Letter from the Director


It has been ten years since we launched MIT Sloan’s first class on sustainability. Since then, we have been proud to see a surge in the visibility, engagement, and impact of our work across the Institute and beyond.

This year was particularly momentous for the sustainability field because of COP21, the UN climate negotiations, which shined a spotlight on the urgency of our endeavor. Our own Professor John Sterman was in Paris for the conference. Many of you have read his incisive analysis of the landmark accord that commits nearly every nation to reducing greenhouse gas emissions to help mitigate the most severe effects of climate change. In the Huffington Post, he wrote, “Let us praise the real progress made while we loudly and clearly tell our leaders that goals are not actions, pledges are merely promises, and time is running out.” Back in Cambridge, we ran a social media campaign, #OurAccord, to share insights and personal commitments related the agreement, which generated more than 14,000 impressions.

Sterman helped shape the public dialogue on climate change in other ways, too. For instance, his work with Climate Interactive, an MIT Sloan spin-out organization, showed that the collective pledges by countries before the Paris talks would lower the warming of the planet at century’s end to about 3.5 degrees celsius. A front page story in the New York Times called it, “a sign that 20 years of disappointing negotiations may be giving way to an era when countries start to move the needle on the projected global temperature.” In addition, we saw a significant increase in the use of the World Climate Game, an interactive, role-play simulation that allows participants to explore the risks of climate change and the challenges of negotiating international agreements to reduce carbon emissions.  

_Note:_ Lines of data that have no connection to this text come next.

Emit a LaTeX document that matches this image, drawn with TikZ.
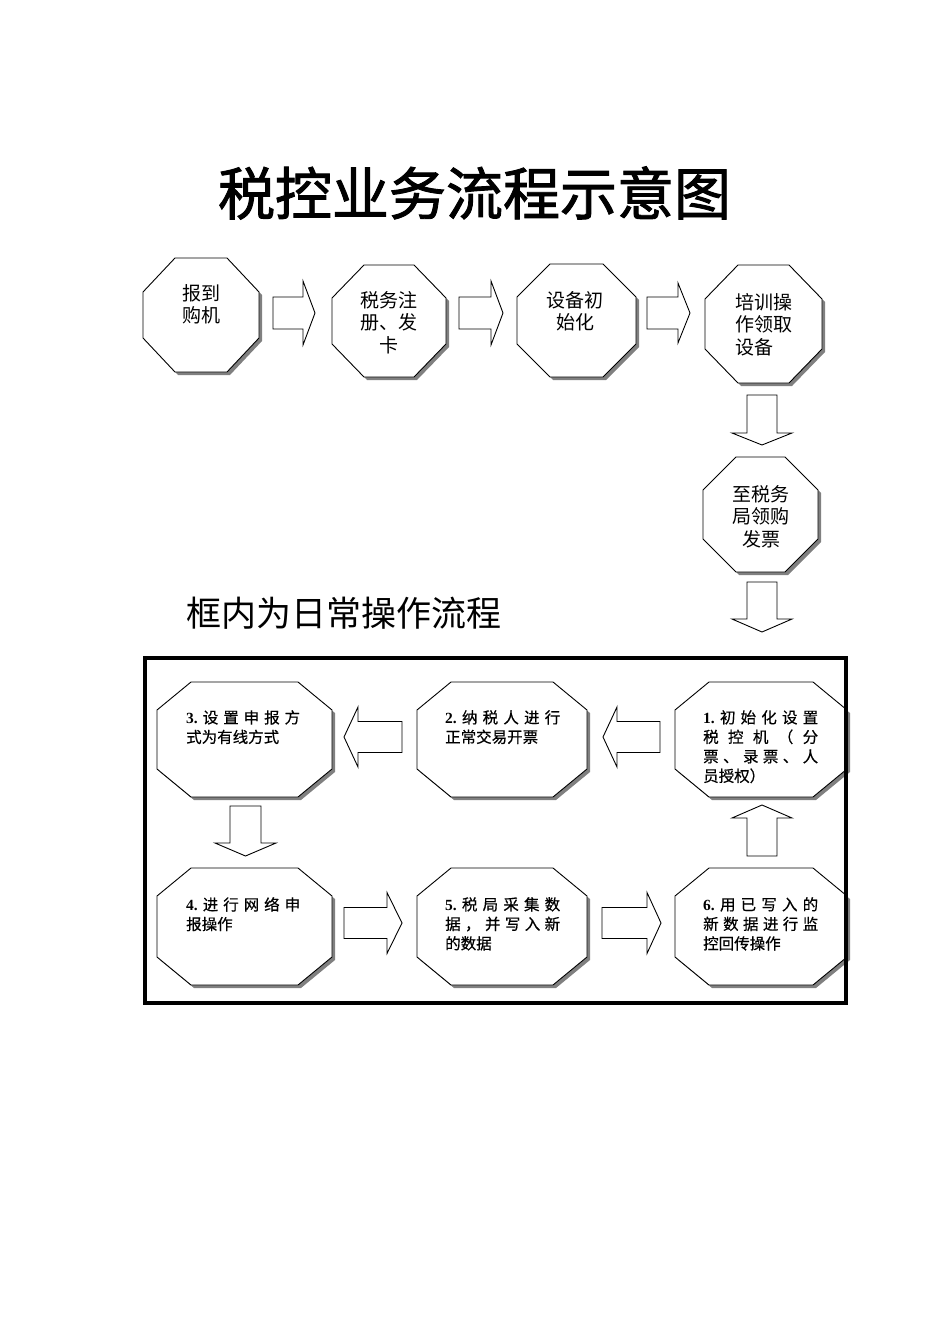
\documentclass[tikz,border=0pt]{standalone}
\usepackage{fontspec}
\setmainfont{Noto Sans CJK SC}
\newfontfamily\titlef{Noto Sans CJK SC}[FakeBold=1.6]
\newfontfamily\cjkm{Noto Sans CJK SC}[FakeBold=0.5]
\newfontfamily\numf{Liberation Serif}
\newcommand\nbf[1]{{\numf\bfseries #1}}
\newcommand\octo[7]{%
 \node[octbox, minimum width=#4pt, minimum height=#5pt] (#1) at (#2,#3) {};
 \fill[octshadow] ([shift={(#6+3,3)}]#1.north west) -- ([shift={(-#6+3,3)}]#1.north east) -- ([shift={(3,#7+3)}]#1.north east) -- ([shift={(3,-#7+3)}]#1.south east) -- ([shift={(-#6+3,3)}]#1.south east) -- ([shift={(#6+3,3)}]#1.south west) -- ([shift={(3,-#7+3)}]#1.south west) -- ([shift={(3,#7+3)}]#1.north west) -- cycle;
 \draw[octline] ([shift={(#6,0)}]#1.north west) -- ([shift={(-#6,0)}]#1.north east) -- ([shift={(0,#7)}]#1.north east) -- ([shift={(0,-#7)}]#1.south east) -- ([shift={(-#6,0)}]#1.south east) -- ([shift={(#6,0)}]#1.south west) -- ([shift={(0,-#7)}]#1.south west) -- ([shift={(0,#7)}]#1.north west) -- cycle;
}
\newcommand\harr[6]{%
 \draw[barrow] (#1,#4-#5) -- (#2,#4-#5) -- (#2,#4-#6) -- (#3,#4) -- (#2,#4+#6) -- (#2,#4+#5) -- (#1,#4+#5) -- cycle;}
\newcommand\varr[6]{%
 \draw[barrow] (#4-#5,#1) -- (#4-#5,#2) -- (#4-#6,#2) -- (#4,#3) -- (#4+#6,#2) -- (#4+#5,#2) -- (#4+#5,#1) -- cycle;}
\begin{document}
\begin{tikzpicture}[x=1pt,y=-1pt,
  octbox/.style={rectangle, inner sep=0pt, outer sep=0pt},
  octshadow/.style={fill=black!50},
  octline/.style={draw=black, line width=0.9pt, fill=white, line join=miter},
  barrow/.style={draw=black, line width=0.9pt, fill=white, line join=miter},
  ttop/.style={font=\fontsize{19}{22.5}\selectfont, inner sep=0pt, align=center},
  tbot/.style={font=\cjkm\fontsize{15.5}{19.5}\selectfont, inner sep=0pt, align=left, anchor=north west},
  framebox/.style={draw=black, line width=3.5pt, inner sep=0pt}]
\fill[white] (0,0) rectangle (950,1344);
\useasboundingbox (0,0) rectangle (950,1344);

\node[font=\titlef\fontsize{57}{60}\selectfont] (title) at (474.5,193) {税控业务流程示意图};

% top row
\octo{A}{201}{315}{116}{114}{32}{34}
\octo{B}{389}{321}{114}{112}{32}{33}
\octo{C}{576.5}{320.5}{119}{113}{33}{33}
\octo{D}{763.5}{324}{117}{118}{33}{34}
\octo{E}{760.5}{514.5}{115}{115}{33}{33}

\node[ttop, anchor=north] (tA) at (201,284) {报到\\购机};
\node[ttop, anchor=north] (tB) at (389,291) {税务注\\册、发\\卡};
\node[ttop, anchor=north] (tC) at (575,291) {设备初\\始化};
\node[ttop, anchor=north west, align=left] (tD) at (735,293) {培训操\\作领取\\设备};
\node[ttop, anchor=north] (tE) at (761,485) {至税务\\局领购\\发票};

\harr{273}{303}{315}{313}{16}{32}
\harr{459}{491}{503}{313}{16}{32}
\harr{647}{678}{690}{313}{16}{30}
\varr{395}{433}{445}{762}{15}{30}
\varr{582}{619}{632}{762}{15}{30}

\node[font=\fontsize{35}{40}\selectfont, anchor=west, inner sep=0pt] (sub) at (186,613) {框内为日常操作流程};

% bottom box
\octo{N3}{244.5}{739.5}{175}{115}{34}{28}
\octo{N2}{502}{739.5}{170}{115}{34}{28}
\octo{N1}{761}{739.5}{172}{115}{34}{28}
\octo{N4}{244.5}{926.5}{175}{117}{34}{28}
\octo{N5}{502}{926.5}{170}{117}{34}{28}
\octo{N6}{761}{926.5}{172}{117}{34}{28}

\node[tbot] (t3) at (186,710) {\makebox[114pt][s]{\nbf{3.}\hfill 设\hfill 置\hfill 申\hfill 报\hfill 方}\\式为有线方式};
\node[tbot] (t2) at (445,710) {\makebox[115pt][s]{\nbf{2.}\hfill 纳\hfill 税\hfill 人\hfill 进\hfill 行}\\正常交易开票};
\node[tbot] (t1) at (703,710) {\makebox[115pt][s]{\nbf{1.}\hfill 初\hfill 始\hfill 化\hfill 设\hfill 置}\\\makebox[115pt][s]{税\hfill 控\hfill 机\hfill （\hfill 分}\\\makebox[115pt][s]{票\hfill 、\hfill 录\hfill 票\hfill 、\hfill 人}\\员授权）};
\node[tbot] (t4) at (186,897) {\makebox[114pt][s]{\nbf{4.}\hfill 进\hfill 行\hfill 网\hfill 络\hfill 申}\\报操作};
\node[tbot] (t5) at (445,897) {\makebox[115pt][s]{\nbf{5.}\hfill 税\hfill 局\hfill 采\hfill 集\hfill 数}\\\makebox[115pt][s]{据\hfill ，\hfill 并\hfill 写\hfill 入\hfill 新}\\的数据};
\node[tbot] (t6) at (703,897) {\makebox[115pt][s]{\nbf{6.}\hfill 用\hfill 已\hfill 写\hfill 入\hfill 的}\\\makebox[115pt][s]{新\hfill 数\hfill 据\hfill 进\hfill 行\hfill 监}\\控回传操作};

\harr{402}{358}{344}{737}{15.5}{30}
\harr{660}{617}{603}{737}{15.5}{30}
\varr{806}{843}{856}{245.5}{15.5}{30.5}
\harr{344}{387}{402}{923}{15.5}{30.5}
\harr{602}{647}{661}{923}{15.5}{30.5}
\varr{856}{818}{805}{762}{15}{30}

\node[framebox, minimum width=701pt, minimum height=345pt] (frame) at (495.5,830.5) {};
\end{tikzpicture}
\end{document}
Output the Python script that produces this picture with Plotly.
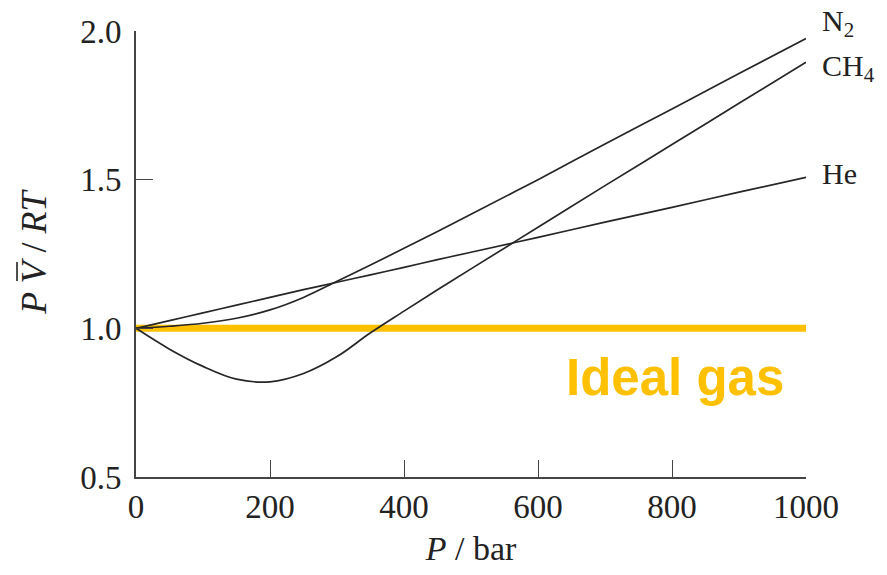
import plotly.graph_objects as go

# Compression factor PV/RT versus pressure for three real gases
pressure = [0, 50, 100, 150, 200, 250, 300, 350, 400, 450, 500, 600, 700, 800, 900, 1000]
n2 = [1.0, 1.007, 1.017, 1.034, 1.062, 1.104, 1.158, 1.213, 1.269, 1.326, 1.384, 1.50, 1.62, 1.738, 1.857, 1.975]
ch4 = [1.0, 0.93, 0.872, 0.829, 0.82, 0.848, 0.905, 0.985, 1.058, 1.13, 1.20, 1.34, 1.48, 1.618, 1.757, 1.895]
he = [1.0, 1.026, 1.052, 1.078, 1.104, 1.13, 1.155, 1.18, 1.205, 1.231, 1.256, 1.306, 1.357, 1.407, 1.458, 1.508]
ideal_p = [0, 1000]
ideal = [1.0, 1.0]

series = [("N<sub>2</sub>", n2, 2.0, 8), ("CH<sub>4</sub>", ch4, 1.875, 0), ("He", he, 1.52, 0)]

fig = go.Figure()
fig.add_trace(go.Scatter(x=ideal_p, y=ideal, mode="lines",
                         line=dict(color="#FFC000", width=7), hoverinfo="skip"))
for name, vals, _, _ in series:
    fig.add_trace(go.Scatter(x=pressure, y=vals, mode="lines", name=name,
                             line=dict(color="#262626", width=1.7, shape="spline", smoothing=1.0)))

serif = "Liberation Serif, Times New Roman, serif"
for name, vals, ly, shift in series:
    fig.add_annotation(x=1000, y=ly, xref="x", yref="y", text=name,
                       showarrow=False, xanchor="left", xshift=14, yshift=shift, yanchor="middle",
                       font=dict(family=serif, size=30, color="#222"))

fig.add_annotation(x=804, y=0.835, xref="x", yref="y", text="<b>Ideal gas</b>",
                   showarrow=False, xanchor="center", yanchor="middle",
                   font=dict(family="Liberation Sans, Arial, sans-serif", size=51, color="#FFC000"))

# rotated axis title: molar volume V carries a bar, drawn as a short stroke over the letter
fig.add_annotation(x=-0.185, y=0.505, xref="paper", yref="paper",
                   text="<i>P V</i> / <i>RT</i>",
                   textangle=-90, showarrow=False,
                   font=dict(family=serif, size=36, color="#222"))
fig.add_shape(type="line", xref="paper", yref="paper",
              x0=-0.1776, x1=-0.1776, y0=0.4395, y1=0.482,
              line=dict(color="#222", width=1.6))

axis_common = dict(ticks="inside", ticklen=17, tickwidth=1.4, tickcolor="#444",
                   showline=True, linecolor="#444", linewidth=1.6, showgrid=False, zeroline=False,
                   tickfont=dict(family=serif, size=33, color="#222"))

fig.update_layout(
    width=887, height=575,
    margin=dict(l=136, r=81, t=31, b=98),
    paper_bgcolor="white", plot_bgcolor="white",
    showlegend=False,
    xaxis=dict(range=[0, 1000], tickvals=[0, 200, 400, 600, 800, 1000], ticklabelstandoff=0,
               title=dict(text="<i>P</i> / bar", font=dict(family=serif, size=34, color="#222"), standoff=12),
               **axis_common),
    yaxis=dict(range=[0.5, 2.0], tickvals=[0.5, 1.0, 1.5, 2.0], ticktext=["0.5", "1.0", "1.5", "2.0"],
               ticklabelstandoff=6, **axis_common),
)

fig.write_html("out.html")
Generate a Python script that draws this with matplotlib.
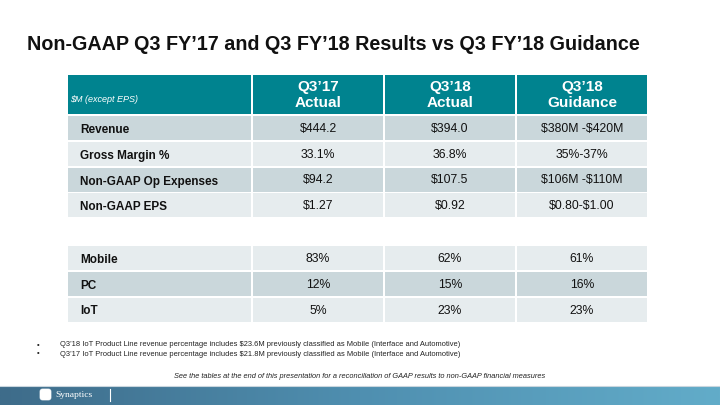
import numpy as np
import matplotlib.pyplot as plt
from matplotlib.patches import Rectangle, FancyBboxPatch
from matplotlib.colors import LinearSegmentedColormap

plt.rcParams['font.family'] = ['Liberation Sans', 'DejaVu Sans']

# Table data
title = "Non-GAAP Q3 FY\u201917 and Q3 FY\u201918 Results vs Q3 FY\u201918 Guidance"
unit_label = "$M (except EPS)"
col_headers = ["Q3\u201917\nActual", "Q3\u201918\nActual", "Q3\u201918\nGuidance"]

fin_rows = ["Revenue", "Gross Margin %", "Non-GAAP Op Expenses", "Non-GAAP EPS"]
fin_q317 = ["$444.2", "33.1%", "$94.2", "$1.27"]
fin_q318 = ["$394.0", "36.8%", "$107.5", "$0.92"]
fin_guid = ["$380M -$420M", "35%-37%", "$106M -$110M", "$0.80-$1.00"]

mix_rows = ["Mobile", "PC", "IoT"]
mix_q317 = ["83%", "12%", "5%"]
mix_q318 = ["62%", "15%", "23%"]
mix_guid = ["61%", "16%", "23%"]

notes = [
    "Q3\u201918 IoT Product Line revenue percentage includes $23.6M previously classified as Mobile (Interface and Automotive)",
    "Q3\u201917 IoT Product Line revenue percentage includes $21.8M previously classified as Mobile (Interface and Automotive)",
]
footer = "See the tables at the end of this presentation for a reconciliation of GAAP results to non-GAAP financial measures"

teal = "#00838f"
dark_row = "#cad7db"
light_row = "#e6ecee"
ink = "#111111"

fig = plt.figure(figsize=(7.2, 4.05), dpi=100)
ax = fig.add_axes([0, 0, 1, 1])
ax.set_xlim(0, 720)
ax.set_ylim(405, 0)
ax.axis("off")

ax.text(27, 45, title, fontsize=14.2, fontweight="bold", ha="left", va="center", color=ink)

# column geometry
col_x = [68, 253, 385, 517]
col_w = [183, 130, 130, 130]

# header
for x, w in zip(col_x, col_w):
    ax.add_patch(Rectangle((x, 75), w, 39, color=teal, lw=0))
ax.text(70, 100, unit_label, fontsize=6.5, style="italic", color="white", va="center",
        parse_math=False)
for x, w, h in zip(col_x[1:], col_w[1:], col_headers):
    ax.text(x + w / 2, 95, h, fontsize=11, fontweight="bold", color="white",
            ha="center", va="center", linespacing=1.1)


def draw_block(top, labels, cols, first_dark):
    step = 25.8
    for i, lab in enumerate(labels):
        y = top + i * step
        fill = dark_row if (i % 2 == 0) == first_dark else light_row
        for x, w in zip(col_x, col_w):
            ax.add_patch(Rectangle((x, y), w, step - 1.8, color=fill, lw=0))
        yc = y + step / 2 + 1
        ax.text(80, yc, lab, fontsize=8.5, fontweight="bold", va="center", color=ink)
        for x, w, vals in zip(col_x[1:], col_w[1:], cols):
            ax.text(x + w / 2, yc - 1, vals[i], fontsize=8.8, ha="center", va="center",
                    color=ink, parse_math=False)


draw_block(116, fin_rows, [fin_q317, fin_q318, fin_guid], True)
draw_block(246, mix_rows, [mix_q317, mix_q318, mix_guid], False)

for i, n in enumerate(notes):
    y = 345 + i * 9
    ax.text(37, y, "\u2022", fontsize=5.5, va="center", color="#222222")
    ax.text(60, y, n, fontsize=5.4, va="center", color="#222222", parse_math=False)

ax.text(360, 376, footer, fontsize=5.3, style="italic", ha="center", va="center",
        color="#222222")

# bottom bar gradient
cmap = LinearSegmentedColormap.from_list("bar", ["#3e6c8a", "#4f8fb0", "#62acc9"])
grad = np.linspace(0, 1, 256).reshape(1, -1)
ax.imshow(grad, cmap=cmap, extent=[0, 720, 405, 386], aspect="auto", zorder=0)
ax.plot([0, 720], [385.5, 385.5], color="#c9d6de", lw=0.8)
ax.set_xlim(0, 720)
ax.set_ylim(405, 0)
ax.add_patch(FancyBboxPatch((40, 389), 11, 11, boxstyle="round,pad=0,rounding_size=2.5",
                            fc="white", ec="white", lw=0.5))
ax.text(55, 395, "Synaptics", fontsize=6.8, family="Liberation Serif", color="white",
        va="center")
ax.plot([110, 110], [389, 401], color="white", lw=0.8)

fig.savefig("out.png", dpi=100)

This intensified interest in climate policy and sustainability is reflected here at MIT Sloan. This year, a record number of students completed the Sustainability Certificate program. Roughly one-third of graduating MIT Sloan students have taken three or more sustainability classes. The marquee-level addition of the Sustainability Certificate within MIT’s Environmental Solutions Initiative helped raise our profile. Today, we see on the horizon a time when MIT Sloan will be the #1 destination for people who want to be leaders in sustainable business.

This was also the year of Sustainability-Oriented Innovation. We started an SOI blog series on MIT Sloan Management Review’s website that analyzed ways to accelerate the move toward sustainability for the next generation of companies and products. We launched a new course focusing on SOI and entrepreneurship, where students advanced new offerings and enterprises to solve social problems. SOI was the theme of MIT’s annual Sustainability Summit. This year, we also created a new tool to help entrepreneurs incorporate sustainability into their business models using MIT Sloan’s Disciplined Entrepreneurship approach.

Our alumni and corporate network is strong and growing every day. In house, we refer to this as “the long green line”—the growing network of people and organizations that connect with MIT Sloan. We are united by a concern for the future of society and the planet and an abiding belief in the intellectual and spiritual potential of people to overcome the challenges we face.

As the Sustainability Initiative enters its next decade, I want to take a moment to express my personal gratitude. Ten years ago, I was a doctoral student here at MIT. I have vivid memories of sitting in E51 listening to Professor Sterman give a passionate, masterful lecture about the exceedingly complex challenges of sustainability. I remember collaborating with Peter Senge and Wanda Orlikowski on the launch of the L-Lab class. These faculty were my heroes then, and today, I am lucky to call them my colleagues.
I am also grateful for all of you. Each day I come to work inspired by your creativity and generosity. Together, we can create a future where business is a force for sustainable, inclusive prosperity in the world.